Protect Your Hard Earned Assets
By: Beth S. Cohn
In a volatile economic climate, such as the current economic
downturn, there is a significant increase in litigation and
bankruptcy filings. When the economy is flourishing, people focus
on acquiring assets and doing "deals". During slower times,
business people may look to protect their assets from potential
creditors' claims. There are numerous planning tools - entity
selection, separation of personal and business assets, homestead
exemption, adequate insurance, retirement account funding and
gifting - that may protect your assets.
Entity Selection
The choice of entity is vital for asset protection. A quirk in
the law provides special asset protection features for limited
liability companies ("LLC") and family limited partnerships
("FLP"). If a creditor obtains a judgment against a person or
entity that is a member of a LLC or partner of a FLP, the judgment
creditor cannot attach the judgment debtor's membership or
partnership interest. Rather, the judgment creditor's only remedy
is to obtain a "Charging Order." A Charging Order gives the
creditor only the right to receive whatever distributions the
managing member or manager of the LLC or the general partner of the
FLP chooses to distribute to the member/judgment debtor. Since the
managing member/general partner is usually the judgment debtor or a
friend or relative of the judgment debtor, it is extremely unlikely
that there will be any distributions while the Charging Order is in
place.
IRS regulations provide that the judgment creditor holding the
Charging Order stands in the shoes of the member for tax purposes.
In other words, the judgment creditor obtaining the Charging Order
will be liable for the taxes owed on any income attributable to the
judgment debtor.
The creditor will have no vote or participation in the
management of the LLC or FLP and it will not receive information
regarding the business, nor will it have the right to review the
books and records.
Needless to say, this combination of factors makes it extremely
undesirable for a judgment creditor to attempt to satisfy its
judgment by attacking the judgment debtor's membership interest in
a LLC or partnership interest in a FLP. It is important to note
that single member LLC may not have this protection.
Homestead Exemption
There is a $150,000 homestead exemption for a personal
residence. Married couples can only claim one homestead exemption.

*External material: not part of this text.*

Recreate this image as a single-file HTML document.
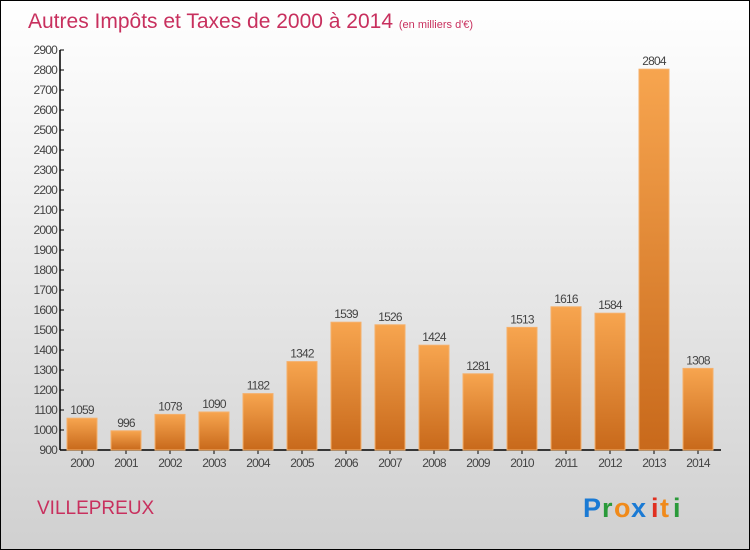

Judgments will become a lien on real property for five years except
for $150,000 homestead exemption. A consensual lien such as a
mortgage or deed of trust, a mechanics lien, or a lien for spousal
maintenance/child support will still attach to the property. Tax
liens will preempt the homestead exemption.
The homestead exemption continues after a sale for the shorter
of eighteen months or until the proceeds are reinvested in a new
homestead property, as long as the proceeds are placed in a
separate bank account. It also continues if the property is
transferred to a revocable trust. No recording of the homestead is
required.
If the equity is greater than the homestead exemption, one
option is to borrow against the property using a home equity credit
line and contribute proceeds to family LLC or FLP for investment
purposes and start a gifting program.
Other Asset Protection Tools
Because Arizona is a community property state, review how title
to property is held as the community is responsible for community
debts. If both spouses sign a personal guaranty, the spouses'
community property will be collectible by the judgment creditor in
whose favor the guaranty was executed.
A gifting program may protect your assets. Always consider
fraudulent transfer laws so that property is not inadvertently
available to creditors. Gifts in irrevocable trusts may protect
property from creditors while gifts or transfers in trust for
spouse can't protect spouse from community debt.
Maximize contributions to qualified retirement plans such as
IRAs and 401(k) plans and consider funding Section 529 education
savings plan accounts. Maintain adequate levels of liability
insurance to further protect your assets.
It is important to start planning before problems occur to
maximize the benefits of asset protection.
About the author: Beth S. Cohn is a partner at the Phoenix
law firm of Jaburg & Wilk, P.C. She is a certified tax
specialist and a CPA. Beth works with families and businesses
assisting with their business structuring and succession plans as
well as estate plans and asset protection.